In the late 1800s, the Paul F. Beich Company of Bloomington, Illinois, made chocolate only in the winter because there was no way to keep it from melting in the summer heat. The rest of the year the company made only hard candy. Air conditioning had yet to be invented, and the need for a science of food was painfully obvious. Much later, Janet Alikonis Mickevic's father, Justin J. Alikonis, became the director of research for the Beich Company where he oversaw the development of many solutions to food industry problems.
Mel Mickevic first met Janet Alikonis as a direct result of his insatiable appetite for the collection of all things culinary. One of Mel's first jobs after serving in World War II and finishing his studies at the Massachusetts Institute of Technology was traveling the country selling candy-making equipment to food manufacturers. In his spare time, he pursued his hobby of collecting historic food processing implements.
On one such trip, Janet's father offered Mel some antique candy rollers and other confectionary tools in order to clean out an old shed. Thus began a lifelong professional relationship between the two men, as well as a lifelong personal partnership between Mel and Janet.
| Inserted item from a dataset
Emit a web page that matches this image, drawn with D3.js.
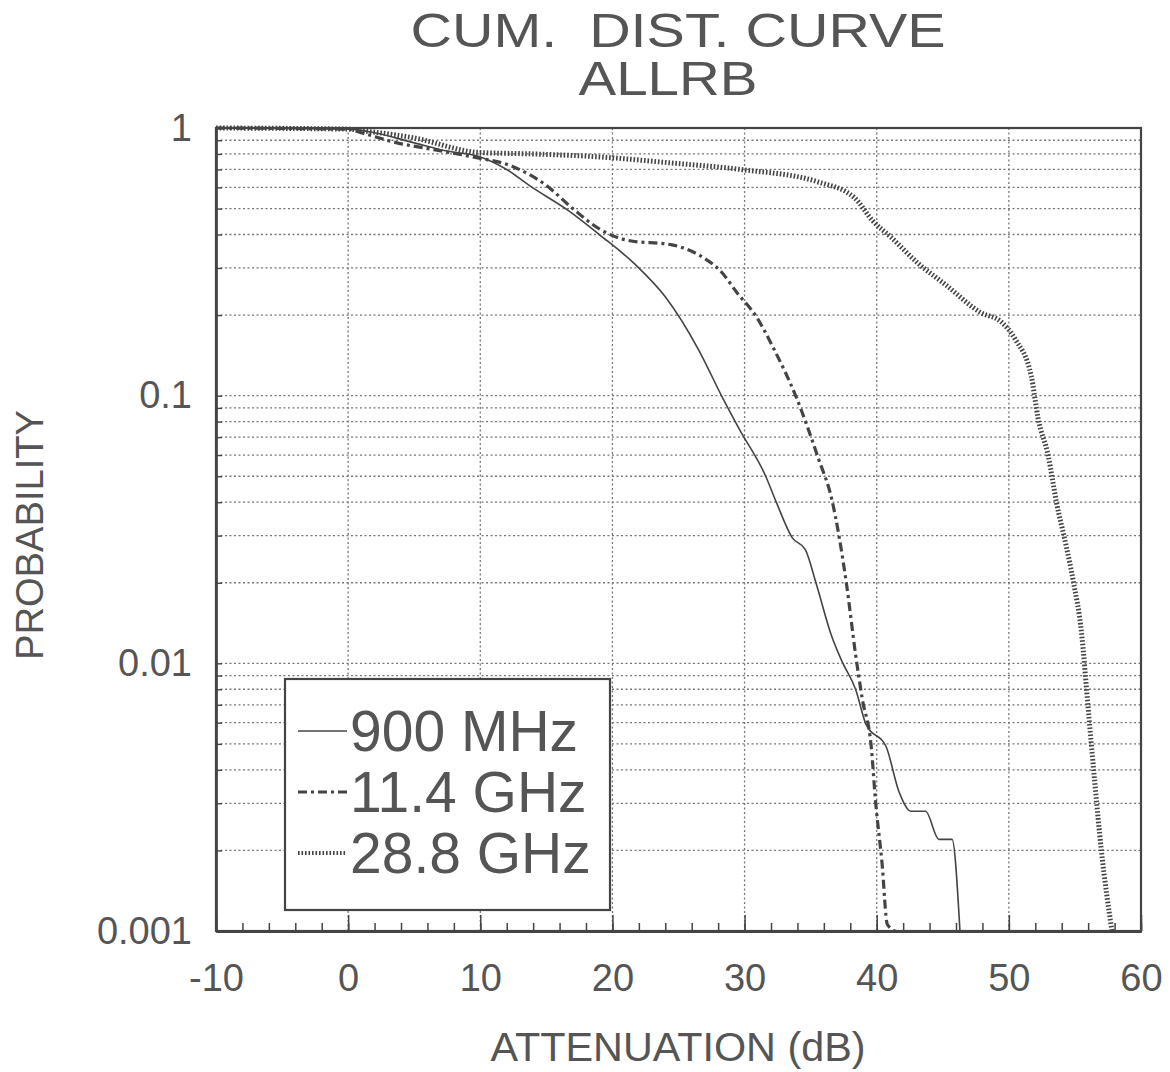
<!DOCTYPE html>
<html>
<head>
<meta charset="utf-8">
<script src="https://cdn.jsdelivr.net/npm/d3@7"></script>
<style>
  body { margin: 0; background: white; }
  text { font-family: "Liberation Sans", Arial, sans-serif; fill: #555; white-space: pre; }
</style>
</head>
<body>
<div id="chart"></div>
<script>
// values
var xTicks = [-10, 0, 10, 20, 30, 40, 50, 60]
var yTicks = [1, 0.1, 0.01, 0.001]
var yTickLabels = ["1", "0.1", "0.01", "0.001"]
var seriesNames = ["900 MHz", "11.4 GHz", "28.8 GHz"]

var x900 = [-10, 0, 2, 5, 7.5, 10, 12, 13.7, 16.7, 19, 21.7, 24, 26.5, 28.3, 29.6, 31.6, 32.4, 33.6, 34.6, 35.4, 36.6, 37.4, 38.4, 39.2, 40.7, 41.7, 42.6, 43.7, 44.7, 45.7, 46.3]
var y900 = [1, 0.99, 0.96, 0.88, 0.82, 0.78, 0.70, 0.61, 0.49, 0.40, 0.31, 0.234, 0.149, 0.099, 0.075, 0.05, 0.040, 0.0295, 0.0266, 0.020, 0.0126, 0.0101, 0.0080, 0.0059, 0.0049, 0.0033, 0.0028, 0.0028, 0.0022, 0.0022, 0.001]

var x114 = [-10, 0, 1, 3.7, 6.5, 9.4, 12.4, 15, 17, 19, 21.2, 24.5, 27.2, 28.1, 29.5, 30.9, 32.2, 33.9, 35.6, 36.6, 37.7, 38.4, 38.9, 39.6, 39.9, 40.4, 40.8, 41.4]
var y114 = [1, 0.99, 0.96, 0.88, 0.83, 0.78, 0.72, 0.61, 0.50, 0.42, 0.38, 0.366, 0.32, 0.295, 0.24, 0.197, 0.15, 0.099, 0.058, 0.041, 0.020, 0.0108, 0.0074, 0.0048, 0.0031, 0.0018, 0.00106, 0.001]

var x288 = [-10, 0, 1.6, 4.9, 9.9, 14, 19, 24.5, 29.7, 35.5, 38.3, 39.7, 41.1, 43.2, 45.2, 47.9, 49.4, 50.5, 51.7, 52.2, 53.0, 53.6, 54.3, 54.9, 55.5, 56.0, 56.5, 57.0, 57.8]
var y288 = [1, 0.99, 0.97, 0.92, 0.81, 0.80, 0.78, 0.74, 0.70, 0.63, 0.55, 0.45, 0.39, 0.31, 0.26, 0.204, 0.189, 0.162, 0.118, 0.083, 0.059, 0.040, 0.028, 0.020, 0.013, 0.0068, 0.0036, 0.0020, 0.001]

class frontend {
  constructor(parent){
    this.parent = parent
    this.width = 1170
    this.height = 1072
    this.left = 216
    this.right = 1141
    this.top = 128
    this.bottom = 931
    this.styles = [
      {w: 1.6, dash: null},
      {w: 3.2, dash: "9,4,3,4"},
      {w: 5, dash: "1.6,1.9"}
    ]
    this.draw()
  }
draw(){
  this.svg = this.parent.append("svg")
                  .attr("width", this.width)
                  .attr("height", this.height)
  this.x = d3.scaleLinear().domain([-10, 60]).range([this.left, this.right])
  this.y = d3.scaleLog().domain([0.001, 1]).range([this.bottom, this.top])

  // minor decade values for grid and ticks
  var minors = []
  for (var e = -3; e < 0; e++) {
    for (var m = 1; m < 10; m++) minors.push(m * Math.pow(10, e))
  }
  minors.push(1)

  var grid = this.svg.append("g")
  grid.selectAll(".hg").data(minors.filter(d => d > 0.001 && d < 1)).enter()
      .append("line")
      .attr("x1", this.left).attr("x2", this.right)
      .attr("y1", d => this.y(d)).attr("y2", d => this.y(d))
      .attr("stroke", "#777").attr("stroke-width", 1.3)
      .attr("stroke-dasharray", "2,2.5")
  grid.selectAll(".vg").data(xTicks.slice(1, -1)).enter()
      .append("line")
      .attr("y1", this.top).attr("y2", this.bottom)
      .attr("x1", d => this.x(d)).attr("x2", d => this.x(d))
      .attr("stroke", "#777").attr("stroke-width", 1.3)
      .attr("stroke-dasharray", "2,2.5")

  // frame
  this.svg.append("rect")
      .attr("x", this.left).attr("y", this.top)
      .attr("width", this.right - this.left).attr("height", this.bottom - this.top)
      .attr("fill", "none").attr("stroke", "#444").attr("stroke-width", 2.2)

  // bottom ticks (pointing up into the plot)
  var minorX = d3.range(-10, 61, 2)
  var gx1 = this.svg.append("g").attr("transform", "translate(0," + this.bottom + ")")
      .call(d3.axisBottom(this.x).tickValues(minorX).tickSizeInner(-8).tickSizeOuter(0).tickFormat(""))
  var gx2 = this.svg.append("g").attr("transform", "translate(0," + this.bottom + ")")
      .call(d3.axisBottom(this.x).tickValues(xTicks).tickSizeInner(-16).tickSizeOuter(0).tickPadding(33)
        .tickFormat(d => String(d)))
  ;[gx1, gx2].forEach(g => {
    g.select(".domain").attr("stroke", "#444").attr("stroke-width", 3)
    g.selectAll("line").attr("stroke", "#444").attr("stroke-width", 1.5)
  })
  gx2.selectAll("text").attr("font-size", 38).attr("fill", "#555")
      .style("font-family", "'Liberation Sans', Arial, sans-serif")

  // left ticks
  var gy1 = this.svg.append("g").attr("transform", "translate(" + this.left + ",0)")
      .call(d3.axisLeft(this.y).tickValues(minors).tickSizeInner(-6).tickSizeOuter(0).tickFormat(""))
  var gy2 = this.svg.append("g").attr("transform", "translate(" + this.left + ",0)")
      .call(d3.axisLeft(this.y).tickValues(yTicks).tickSize(0).tickPadding(24)
        .tickFormat((d, i) => yTickLabels[i]))
  ;[gy1, gy2].forEach(g => {
    g.select(".domain").attr("stroke", "#444").attr("stroke-width", 2.2)
    g.selectAll("line").attr("stroke", "#444").attr("stroke-width", 1.4)
  })
  gy2.selectAll("text").attr("font-size", 38).attr("fill", "#555")
      .style("font-family", "'Liberation Sans', Arial, sans-serif")

  // curves
  var data = [
    d3.zip(x900, y900),
    d3.zip(x114, y114),
    d3.zip(x288, y288)
  ]
  var line = d3.line().x(d => this.x(d[0])).y(d => this.y(d[1])).curve(d3.curveMonotoneX)
  data.forEach((pts, i) => {
    this.svg.append("path")
        .attr("d", line(pts))
        .attr("fill", "none")
        .attr("stroke", "#444")
        .attr("stroke-width", this.styles[i].w)
        .attr("stroke-dasharray", this.styles[i].dash)
  })

  // legend
  var lg = this.svg.append("g")
  lg.append("rect")
      .attr("x", 285).attr("y", 679).attr("width", 325).attr("height", 231)
      .attr("fill", "white").attr("stroke", "#444").attr("stroke-width", 2.2)
  seriesNames.forEach((name, i) => {
    var cy = 731 + i * 61
    lg.append("line")
        .attr("x1", 298).attr("x2", 347)
        .attr("y1", cy).attr("y2", cy)
        .attr("stroke", "#444")
        .attr("stroke-width", i == 2 ? 4 : this.styles[i].w)
        .attr("stroke-dasharray", this.styles[i].dash)
    lg.append("text")
        .attr("x", 350).attr("y", cy + 20)
        .attr("font-size", 57)
        .text(name)
  })

  // titles
  this.svg.append("text")
      .attr("x", 678).attr("y", 47).attr("text-anchor", "middle")
      .attr("font-size", 48).attr("textLength", 535).attr("lengthAdjust", "spacingAndGlyphs")
      .text("CUM.  DIST. CURVE")
  this.svg.append("text")
      .attr("x", 668).attr("y", 95).attr("text-anchor", "middle")
      .attr("font-size", 48).attr("textLength", 179).attr("lengthAdjust", "spacingAndGlyphs")
      .text("ALLRB")
  this.svg.append("text")
      .attr("x", 678).attr("y", 1061).attr("text-anchor", "middle")
      .attr("font-size", 40).attr("textLength", 375).attr("lengthAdjust", "spacingAndGlyphs")
      .text("ATTENUATION (dB)")
  this.svg.append("text")
      .attr("transform", "translate(43,535) rotate(-90)")
      .attr("text-anchor", "middle")
      .attr("font-size", 38).attr("textLength", 250).attr("lengthAdjust", "spacingAndGlyphs")
      .text("PROBABILITY")
  }//end of draw
};

var fe = new frontend(d3.select("body").select("#chart"))
</script>
</body>
</html>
Mel went on to a distinguished career as a food scientist, inventor, and entrepreneur that spanned more than half a century. He founded several successful food processing businesses and held numerous patents in food technology.
Mel's enduring curiosity and enthusiasm for food science technology was the driving force behind the Mel and Janet Mickevic Collection, the Culinary Curiosity Exhibition displayed virtually in this companion website.
A tireless promoter of higher education, Mel liked to say, "It's all about jobs!" And, as modern food science stands on the shoulders of the technology of the past, it was the Mickevics' hope that these collections would present students and passionate or aspiring culinarians with inspiring insights into the evolution of problem solving in food processing and engineering. The spirit of inquiry, technical knowledge, and innovation embodied in these objects should encourage today's culinary students and professionals to effectively partner with industry and to apply food science to the invention of products and services that meet tomorrow's needs.
Mel believed that "Innovation is the result of the interaction or blending of disciplines." He hoped that the Culinary Curiosity Exhibition, would offer a sense of history and context to spark entrepreneurial curiosity in students, visitors, and viewers.